The case is still under investigation but there is no danger to students or staff. As this investigation is ongoing, we are limited to the details we can provide.
Please know that the safety at our campus and district are of the utmost importance. In an abundance of caution, we have added a number of changes to increase safety through the efforts of our district leadership and campus efforts. This morning the campus was thoroughly examined for any concerning items. In addition, our Superintendent, Mr. Brown, and Deputy Superintendent, Mr. Fausett, both responded to the campus prior to the start of the day.
Please know that we take any report that is threatening to our students, staff and campus seriously and we will work closely with local law enforcement to investigate and take appropriate actions.
Please take an opportunity to talk to your student(s) about speaking up if they feel threatened or notice something that does not seem right. There are a couple ways to do this. The first would be to tell a teacher or administrator. If your student does not feel comfortable speaking to a staff member, we have an anonymous tip line called "Crime Stoppers." This program is sponsored through Williamson County and is used in a number of districts. When submitting a tip, please make sure to give specific information so we can follow up effectively and accurately.
I want your child to be safe and cared for while they are in our care at school. We treat this role seriously. My constant message and expectation is 'we want your child to be treated how we want our children to be treated.'
Students of the school said that when they first heard about the threat, they didn't take it seriously. That's because back in August, the three boys who threatened the school -- including Davis-Brooks -- claimed they were joking.

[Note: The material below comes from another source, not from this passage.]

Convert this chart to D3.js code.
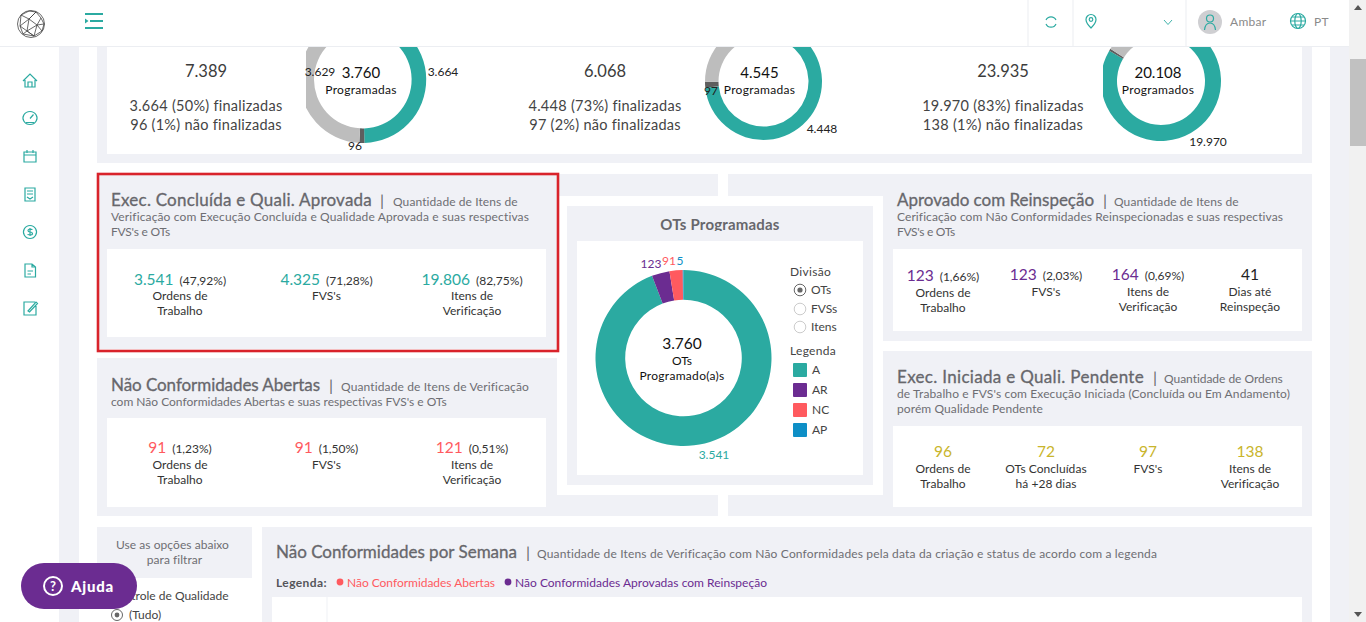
<!DOCTYPE html>
<html lang="pt">
<head>
<meta charset="utf-8">
<script src="https://cdn.jsdelivr.net/npm/d3@7"></script>
<style>
html,body{margin:0;padding:0;background:#fff;overflow:hidden}
svg{display:block}
text{font-family:Lato,"Noto Sans",sans-serif}
</style>
</head>
<body>
<svg id="c" width="1366" height="622"></svg>
<script>
// ---------- data ----------
const statusColors = ["#2BAAA1","#5E5E5E","#BDBDBD"];
const donutFirst = [3664, 96, 3629];
const donutSecond = [4448, 97, 1523];
const donutThird = [19970, 138, 3827];
const mainCategories = ["A","AR","NC","AP"];
const mainValues = [3541, 123, 91, 5];
const mainColors = ["#2BAAA1","#6B2C91","#FF5A5F","#0E8FC6"];
const divisionOptions = ["OTs","FVSs","Itens"];
const summaryTotals = ["7.389","6.068","23.935"];
const summaryDone = ["3.664 (50%) finalizadas","4.448 (73%) finalizadas","19.970 (83%) finalizadas"];
const summaryOpen = ["96 (1%) não finalizadas","97 (2%) não finalizadas","138 (1%) não finalizadas"];
const execValues = ["3.541","4.325","19.806"];
const execPercents = ["(47,92%)","(71,28%)","(82,75%)"];
const openValues = ["91","91","121"];
const openPercents = ["(1,23%)","(1,50%)","(0,51%)"];
const reinspValues = ["123","123","164","41"];
const reinspPercents = ["(1,66%)","(2,03%)","(0,69%)",""];
const pendingValues = ["96","72","97","138"];
const labelsThree = [["Ordens de","Trabalho"],["FVS's"],["Itens de","Verificação"]];
const labelsReinsp = [["Ordens de","Trabalho"],["FVS's"],["Itens de","Verificação"],["Dias até","Reinspeção"]];
const labelsPending = [["Ordens de","Trabalho"],["OTs Concluídas","há +28 dias"],["FVS's"],["Itens de","Verificação"]];

const PANEL="#F0F1F6", TEAL="#2BAAA1", PURPLE="#6B2C91", RED="#FF5A5F", YELLOW="#C9B52C", INK="#333", MUTED="#6E6E73";
const svg=d3.select("#c");
const defs=svg.append("defs");
let clipId=0;
function box(x0,y0,x1,y1,fill,parent){return (parent||svg).append("rect").attr("x",x0).attr("y",y0).attr("width",x1-x0).attr("height",y1-y0).attr("fill",fill);}
function txt(x,y,s,o={}){
  const t=(o.parent||svg).append("text").attr("x",x).attr("y",y).attr("text-anchor",o.a||"start")
   .attr("font-size",o.size||12).attr("font-weight",o.w||400).attr("fill",o.c||INK).text(s);
  if(o.ls!==undefined) t.style("letter-spacing",o.ls+"px");
  if(o.fit){ const n=t.node().getComputedTextLength(); t.style("letter-spacing",((o.fit-n)/s.length)+"px"); }
  return t;
}
// page background
box(59,46,79,622,PANEL);
box(1330,46,1349,622,PANEL);
// panels
box(97,46,1312,163,PANEL); box(107,46,1302,154,"#fff");
box(97,174,718,349,PANEL); box(107,249,546,337,"#fff");
box(97,358,718,516,PANEL); box(107,418,546,507,"#fff");
box(728,174,1312,341,PANEL); box(893,249,1302,331,"#fff");
box(728,351,1312,516,PANEL); box(893,426,1302,507,"#fff");
box(557,196,883,495,"#fff"); box(567,206,873,485,PANEL); box(577,241,863,475,"#fff");
box(97,527,252,578,PANEL);
box(262,527,1312,622,PANEL); box(272,597,1302,622,"#fff");
box(326.5,597,327.5,622,PANEL);

// donuts
const pie=d3.pie().sort(null);
function donut(cx,cy,ro,ri,vals,cols,clip){
  const id="cl"+(clipId++);
  defs.append("clipPath").attr("id",id).append("rect").attr("x",clip[0]).attr("y",clip[1]).attr("width",clip[2]-clip[0]).attr("height",clip[3]-clip[1]);
  const arc=d3.arc().outerRadius(ro).innerRadius(ri);
  svg.append("g").attr("clip-path",`url(#${id})`).append("g").attr("transform",`translate(${cx},${cy})`)
    .selectAll("path").data(pie(vals)).join("path").attr("d",arc).attr("fill",(d,i)=>cols[i]);
}
donut(362.8,79.6,63.4,48.8,donutFirst,statusColors,[306,0,440,160]);
donut(763.5,81.5,58.5,45,donutSecond,statusColors,[700,0,830,160]);
donut(1161,81,60,44,donutThird,statusColors,[1103,0,1230,160]);
donut(683.5,358,88,58.3,mainValues,mainColors,[590,260,780,450]);

// summary text
[206,605,1003].forEach((cx,i)=>{
  txt(cx,77,summaryTotals[i],{a:"middle",size:16.5,c:"#3c3c3c"});
  txt(cx,111,summaryDone[i],{a:"middle",size:14.5,c:"#444",ls:.27});
  txt(cx,130,summaryOpen[i],{a:"middle",size:14.5,c:"#444",ls:.27});
});
const topLabels=[[320,76,"3.629"],[443,76,"3.664"],[355,150,"96"],[711,95,"97"],[822,133,"4.448"],[1208,146,"19.970"]];
topLabels.forEach(d=>txt(d[0],d[1],d[2],{a:"middle",size:12,c:"#222"}));
[[361,"3.760","Programadas"],[759.5,"4.545","Programadas"],[1158,"20.108","Programados"]].forEach(d=>{
  txt(d[0],78,d[1],{a:"middle",size:15,c:"#111"});
  txt(d[0],94,d[2],{a:"middle",size:12,c:"#111",ls:.3});
});

// card header: title, separator and first subtitle piece, then the wrapped lines
function header(x,y,title,titleW,barX,subX,subW,first,lines){
  txt(x,y,title,{size:17,c:"#67676c",fit:titleW}).attr("stroke","#67676c").attr("stroke-width",.3);
  txt(barX,y,"|",{size:16,c:"#67676c"});
  txt(subX,y,first,{size:12,c:MUTED,fit:subW});
  lines.forEach((l,i)=>txt(x,y+15+15*i,l[0],{size:12,c:MUTED,fit:l[1]}));
}
header(111,206,"Exec. Concluída e Quali. Aprovada",261,380,393,125,"Quantidade de Itens de",[["Verificação com Execução Concluída e Qualidade Aprovada e suas respectivas",418],["FVS's e OTs",59]]);
header(111,391,"Não Conformidades Abertas",209,329,341,188,"Quantidade de Itens de Verificação",[["com Não Conformidades Abertas e suas respectivas FVS's e OTs",336]]);
header(897,206,"Aprovado com Reinspeção",197,1103,1114,125,"Quantidade de Itens de",[["Cerificação com Não Conformidades Reinspecionadas e suas respectivas",386],["FVS's e OTs",58]]);
header(897,383,"Exec. Iniciada e Quali. Pendente",247,1153,1164,119,"Quantidade de Ordens",[["de Trabalho e FVS's com Execução Iniciada (Concluída ou Em Andamento)",393],["porém Qualidade Pendente",146]]);
header(276,558,"Não Conformidades por Semana",241,526,537,620,"Quantidade de Itens de Verificação com Não Conformidades pela data da criação e status de acordo com a legenda",[]);

// metrics
function metric(cx,y,val,pct,col,labels,ly){
  const t=svg.append("text").attr("x",cx).attr("y",y).attr("text-anchor","middle");
  t.append("tspan").attr("font-size",15.5).attr("fill",col).text(val);
  if(pct) t.append("tspan").attr("font-size",12).attr("fill","#333").attr("dx",6).text(pct);
  labels.forEach((l,i)=>txt(cx,(ly||y+16)+15*i,l,{a:"middle",size:12,c:"#333",ls:.05}));
}
[180,326.5,472].forEach((cx,i)=>metric(cx,285,execValues[i],execPercents[i],TEAL,labelsThree[i],300));
[180,326.5,472].forEach((cx,i)=>metric(cx,453,openValues[i],openPercents[i],RED,labelsThree[i],469));
[943,1046,1148,1250].forEach((cx,i)=>metric(cx,i==0?281:280,reinspValues[i],reinspPercents[i],i==3?"#222":PURPLE,labelsReinsp[i],i==0?297:296));
[943,1046,1148,1250].forEach((cx,i)=>metric(cx,457,pendingValues[i],"",YELLOW,labelsPending[i],473));

// center card
defs.append("clipPath").attr("id","ttl").append("rect").attr("x",570).attr("y",206).attr("width",300).attr("height",25);
txt(720,230,"OTs Programadas",{a:"middle",size:15,w:700,c:"#67676c",ls:.2}).attr("clip-path","url(#ttl)");
const mainFmt=[["3.541",714,459],["123",651,268],["91",669,265],["5",680,265]];
mainFmt.forEach((d,i)=>txt(d[1],d[2],d[0],{a:"middle",size:12,c:mainColors[i]}));
txt(682,349,"3.760",{a:"middle",size:15.5,c:"#111"});
txt(682,365,"OTs",{a:"middle",size:12,c:"#111"});
txt(682,380,"Programado(a)s",{a:"middle",size:12,c:"#111",ls:.3});
txt(790,276,"Divisão",{size:12,c:"#444",ls:.3});
divisionOptions.forEach((o,i)=>{
  const y=[290,309,327][i];
  svg.append("circle").attr("cx",800).attr("cy",y).attr("r",5.8).attr("fill","#fff").attr("stroke",i==0?"#666":"#ccc").attr("stroke-width",1);
  if(i==0) svg.append("circle").attr("cx",800).attr("cy",y).attr("r",2.6).attr("fill","#666");
  txt(811,y+4,o,{size:12,c:"#444"});
});
txt(790,355,"Legenda",{size:12,c:"#444",ls:.3});
mainCategories.forEach((c,i)=>{
  svg.append("rect").attr("x",793).attr("y",363+20*i).attr("width",14).attr("height",14).attr("rx",1).attr("fill",mainColors[i]);
  txt(812,374+20*i,c,{size:12,c:"#444"});
});

// bottom
txt(172.5,549,"Use as opções abaixo",{a:"middle",size:12,c:MUTED,ls:.05});
txt(174.5,564,"para filtrar",{a:"middle",size:12,c:MUTED,ls:.05});
txt(110,600,"Controle de Qualidade",{size:12,c:"#444"});
svg.append("circle").attr("cx",117).attr("cy",615).attr("r",5.5).attr("fill","#fff").attr("stroke","#666");
svg.append("circle").attr("cx",117).attr("cy",615).attr("r",2.4).attr("fill","#666");
txt(129,619,"(Tudo)",{size:12,c:"#444"});
txt(276,587,"Legenda:",{size:12,w:700,c:"#55555a",fit:51});
svg.append("circle").attr("cx",340).attr("cy",582).attr("r",3.4).attr("fill",RED);
txt(347,587,"Não Conformidades Abertas",{size:12,c:RED,fit:148});
svg.append("circle").attr("cx",508).attr("cy",582).attr("r",3.4).attr("fill",PURPLE);
txt(515,587,"Não Conformidades Aprovadas com Reinspeção",{size:12,c:PURPLE,fit:252});

// red highlight
svg.append("rect").attr("x",98).attr("y",174).attr("width",460).attr("height",177).attr("fill","none").attr("stroke","#D9232B").attr("stroke-width",2.6);

// header bar
box(0,0,1349,46,"#fff");
box(0,46,1349,47,"#eceef2");
box(1349,0,1366,622,"#F1F1F1");
box(1350,59,1366,146,"#C1C1C1");
svg.append("path").attr("d","M1354 10 L1358 5 L1362 10Z").attr("fill","#555");
svg.append("path").attr("d","M1354 612 L1358 617 L1362 612Z").attr("fill","#555");
[1027.5,1072.5,1185.5].forEach(x=>box(x,0,x+1,46,"#eceef2"));

// icons
svg.append("circle").attr("cx",1210).attr("cy",22).attr("r",12).attr("fill","#CFCFD2");
const ic=svg.append("g").attr("fill","none").attr("stroke",TEAL).attr("stroke-width",1.2);
box(85,13,103,15,TEAL); box(90,20,103,22,TEAL); box(85,27,103,29,TEAL);
svg.append("path").attr("d","M85 18.500 L88.500 21 L85 23.500Z").attr("fill",TEAL);
const iconPaths=[
 "M23 81 L30 74 L37 81 M25 80 V87 H35 V80 M28 87 V82 H32 V87",
 "M30 111.500 A7 6.500 0 1 1 29.990 111.500 M30 118.500 L33.500 114.500 M26 122.500 H34",
 "M24 152 H36 V162 H24 Z M24 155 H36 M27 150 V153 M33 150 V153",
 "M25 188 H35 V201 H25 Z M27 191 H33 M27 194 H33 M27 197 L30 199 L33 197",
 "M30 225.500 A6.500 6.500 0 1 1 29.990 225.500 M32.500 229.500 Q28 228.500 28 230.500 Q28 232 30 232 Q32.500 232 32.500 234 Q32 235.500 27.500 234.500 M30 228 V236",
 "M25 264 H32 L35.500 267 V277 H25 Z M32 264 V267 H35.500 M27.500 271 H33 M27.500 274 H31",
 "M35 302 H24 V315 H36 V306 M28 311 L36 302 L37.500 303.500 L29.500 312 Z"
];
iconPaths.forEach(d=>ic.append("path").attr("d",d));
ic.append("path").attr("d","M1046 20 A5.500 5.500 0 0 1 1056 20 M1056 24 A5.500 5.500 0 0 1 1046 24");
ic.append("path").attr("d","M1091 28 C1087 24 1086 21 1086 19.500 A5 5 0 0 1 1096 19.500 C1096 21 1095 24 1091 28 Z");
ic.append("circle").attr("cx",1091).attr("cy",19.5).attr("r",1.8);
ic.append("path").attr("d","M1164 20 L1168 24.500 L1172 20").attr("stroke-width",.9);
ic.append("circle").attr("cx",1210).attr("cy",18.5).attr("r",3.5);
ic.append("path").attr("d","M1204.500 30 C1205 25 1207 23 1210 23 C1213 23 1215 25 1215.500 30");
txt(1230,26,"Ambar",{size:12,c:"#8a8a8a",ls:.3});
ic.append("circle").attr("cx",1298).attr("cy",21).attr("r",7.500);
ic.append("ellipse").attr("cx",1298).attr("cy",21).attr("rx",3.2).attr("ry",7.500);
ic.append("path").attr("d","M1290.500 21 H1305.500 M1292 17 H1304 M1292 25 H1304");
txt(1314,26,"PT",{size:12,c:"#8a8a8a",ls:.3});

// logo
const logo=svg.append("g").attr("transform","translate(31,24)").attr("fill","none").attr("stroke","#444").attr("stroke-width",.8);
logo.append("circle").attr("r",13.5);
["M-10 -9 L-2 -5 L5 -12 L10 -6 L6 1 L-2 -5 L-11 2 L-10 -9 L-2 -13 L5 -12",
 "M-11 2 L-4 7 L6 1 L11 7 L3 12 L-4 7 L-8 10 L-11 2",
 "M-2 -5 L-4 7 M6 1 L3 12 M10 -6 L13 0 L11 7 M-8 10 L3 12 M-2 -5 L5 -12 M6 1 L13 0 M-4 7 L3 12"
].forEach(d=>logo.append("path").attr("d",d));

// help button
svg.append("rect").attr("x",21).attr("y",563).attr("width",116).attr("height",46).attr("rx",23).attr("fill",PURPLE);
svg.append("circle").attr("cx",53).attr("cy",586).attr("r",9).attr("fill","none").attr("stroke","#fff").attr("stroke-width",2);
txt(53,591,"?",{a:"middle",size:13,w:700,c:"#fff"});
txt(71,592,"Ajuda",{size:15,w:900,c:"#fff",fit:43});
</script>
</body>
</html>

"Like, my first reaction to it, I laughed about it. Like, I didn't think it was nothing until they said he was being dead serious explaining what he was gonna do with it," Ja'rone Carver, a junior at Taylor HS, said.
Community members are just happy to hear that someone reported the threat and stopped it from escalating any further.
"If not people would have gone like, 'Ooo, he's kidding,'" Samantha Mascorro, a Taylor resident, said. "For all we know, maybe this was actually a serious thing."